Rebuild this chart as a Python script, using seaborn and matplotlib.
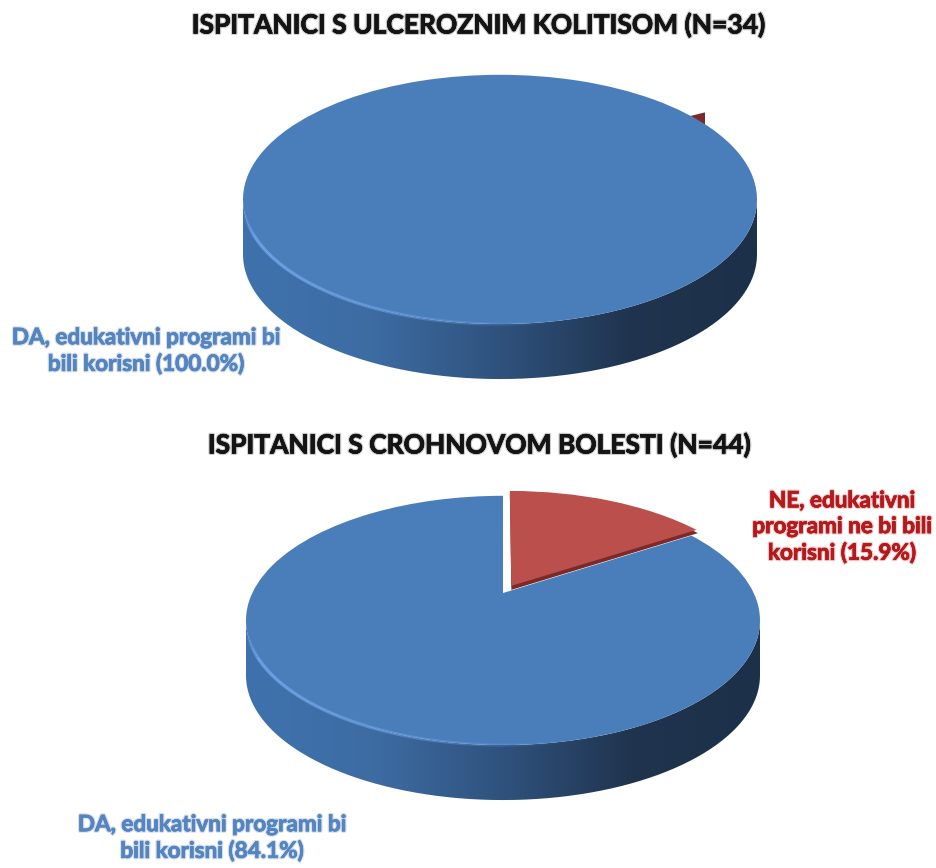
import numpy as np
import matplotlib
matplotlib.use("Agg")
import matplotlib.pyplot as plt
import matplotlib.patheffects as pe
import seaborn as sns
from matplotlib.collections import LineCollection
from matplotlib.colors import to_rgb
from matplotlib.patches import PathPatch, Rectangle, Wedge
from matplotlib.path import Path
from matplotlib.transforms import Transform

# Survey answers, in percent
titles = ["ISPITANICI S ULCEROZNIM KOLITISOM (N=34)", "ISPITANICI S CROHNOVOM BOLESTI (N=44)"]
answers = ["NE", "DA"]
uc_values = [0.0, 100.0]
cd_values = [15.9, 84.1]
uc_yes_label = "DA, edukativni programi bi\nbili korisni (100.0%)"
cd_yes_label = "DA, edukativni programi bi\nbili korisni (84.1%)"
cd_no_label = "NE, edukativni\nprogrami ne bi bili\nkorisni (15.9%)"

BLUE = "#4a7ebb"
RED = "#bb4f4b"
RED_DARK = "#7c2a28"
RIM_LIGHT = "#6fa3e6"
WALL = sns.blend_palette(["#3f72ad", "#3d6ca3", "#2f527d", "#20344f", "#1d3049"], n_colors=256)

DEPTH = 55
TILT = 0.22
R_X, R_Y = 250.7, 118.6
NE_EXPLODE = 0.07


class DiscPerspective(Transform):
    """Projects the unit disc of a pie onto a tilted plate, in pixel units."""
    input_dims = output_dims = 2
    is_separable = False

    def __init__(self, cx, cy):
        super().__init__()
        self.cx, self.cy = cx, cy

    def transform_non_affine(self, values):
        values = np.asarray(values, dtype=float)
        u, v = values[:, 0], values[:, 1]
        w = 1 + TILT * v
        return np.column_stack([self.cx + R_X * u / w, self.cy - R_Y * v / w])


sns.set_theme(style="white")
plt.rcParams["font.family"] = ["Lato", "DejaVu Sans"]

fig = plt.figure(figsize=(9.36, 8.68), dpi=100, facecolor="white")
ax = fig.add_axes([0, 0, 1, 1])


def draw_plate(cx, cy, values, explode):
    proj = DiscPerspective(cx, cy)
    t = np.linspace(0, 2 * np.pi, 721)[:-1]
    rim = proj.transform_non_affine(np.column_stack([np.cos(t), np.sin(t)]))

    # Front arc of the outline, between its leftmost and rightmost points
    left, right = rim[:, 0].argmin(), rim[:, 0].argmax()
    idx = np.arange(left, right + 1) if left < right else np.r_[left:len(t), 0:right + 1]
    front = rim[idx]

    # Side wall: shaded strip clipped to the extruded front arc
    outline = np.vstack([front + [0, DEPTH], front[::-1]])
    gradient = np.array(WALL)[None, :, :]
    image = ax.imshow(gradient, extent=(front[0, 0], front[-1, 0], cy + 230, cy - 120),
                      aspect="auto", zorder=1, interpolation="bilinear")
    clip = PathPatch(Path(outline, closed=False), transform=ax.transData, fc="none", ec="none")
    ax.add_patch(clip)
    image.set_clip_path(clip)

    wedges, _ = ax.pie(values, colors=[RED, BLUE], startangle=90, counterclock=False,
                       explode=explode, wedgeprops={"linewidth": 0, "zorder": 3})
    for wedge in wedges:
        wedge.set_transform(proj + ax.transData)

    # Light bevel along the front rim, fading in at the side and out towards the centre
    points = front[:, None, :]
    segments = np.concatenate([points[:-1], points[1:]], axis=1)
    pos = (front[:-1, 0] - front[0, 0]) / (front[-1, 0] - front[0, 0])
    fade = np.clip(1 - pos / 0.62, 0, 1) * np.clip(pos / 0.025, 0, 1)
    colours = np.column_stack([np.tile(to_rgb(RIM_LIGHT), (len(fade), 1)), fade])
    ax.add_collection(LineCollection(segments, colors=colours, linewidths=2.4, zorder=4))
    return proj, wedges


proj_uc, _ = draw_plate(500, 172, uc_values, (0, 0))
proj_cd, cd_wedges = draw_plate(503, 593, cd_values, (NE_EXPLODE, 0))

# Dark edge under the separated NE slice
mid_angle = np.deg2rad(90 - cd_values[0] * 3.6 / 2)
offset = NE_EXPLODE * np.array([np.cos(mid_angle), np.sin(mid_angle)])
edge = Wedge((offset[0], offset[1] - 0.035), 1.0, 90 - cd_values[0] * 3.6, 90,
             fc=RED_DARK, lw=0, zorder=2.5)
edge.set_transform(proj_cd + ax.transData)
ax.add_patch(edge)
cd_wedges[0].set_zorder(3.5)

# Tip of the NE slice showing behind the full DA plate
sliver = Wedge((0.035, 0.095), 1.0, 20, 28, fc=RED_DARK, lw=0, zorder=2)
sliver.set_transform(proj_uc + ax.transData)
ax.add_patch(sliver)
sliver.set_clip_path(Rectangle((600, 60), 105, 120, transform=ax.transData))

ax.set_xlim(0, 936)
ax.set_ylim(868, 0)
ax.set_aspect("auto")
ax.axis("off")


def soft_text(x, y, text, colour, size, glow):
    ax.text(x, y, text, color=colour, fontsize=size, fontweight="bold", ha="center",
            va="center", linespacing=1.28, zorder=6,
            path_effects=[pe.withStroke(linewidth=2.2, foreground=glow, alpha=0.45),
                          pe.withStroke(linewidth=0.5, foreground=colour)])


soft_text(478, 25, titles[0], "#141414", 19.0, "#8a8a8a")
soft_text(479, 445, titles[1], "#141414", 19.0, "#8a8a8a")
soft_text(146, 351, uc_yes_label, "#5585c0", 16.2, "#9db4d2")
soft_text(212, 838, cd_yes_label, "#5585c0", 16.2, "#9db4d2")
soft_text(842, 527, cd_no_label, "#b5191c", 16.2, "#d98a8a")

fig.savefig("out.png", dpi=100, facecolor="white")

┄┄┄┄┄┄┄┄┄┄┄┄┄┄┄┄┄┄┄┄

_Instructions to follow_
Every line from the top of the material above through the line with "edukativni\nprogrami ne bi" should be duplicated exactly, please; leave out the pictures.

_Written answer_
Rebuild this chart as a Python script, using seaborn and matplotlib.
import numpy as np
import matplotlib
matplotlib.use("Agg")
import matplotlib.pyplot as plt
import matplotlib.patheffects as pe
import seaborn as sns
from matplotlib.collections import LineCollection
from matplotlib.colors import to_rgb
from matplotlib.patches import PathPatch, Rectangle, Wedge
from matplotlib.path import Path
from matplotlib.transforms import Transform

# Survey answers, in percent
titles = ["ISPITANICI S ULCEROZNIM KOLITISOM (N=34)", "ISPITANICI S CROHNOVOM BOLESTI (N=44)"]
answers = ["NE", "DA"]
uc_values = [0.0, 100.0]
cd_values = [15.9, 84.1]
uc_yes_label = "DA, edukativni programi bi\nbili korisni (100.0%)"
cd_yes_label = "DA, edukativni programi bi\nbili korisni (84.1%)"
cd_no_label = "NE, edukativni\nprogrami ne bi bili\nkorisni (15.9%)"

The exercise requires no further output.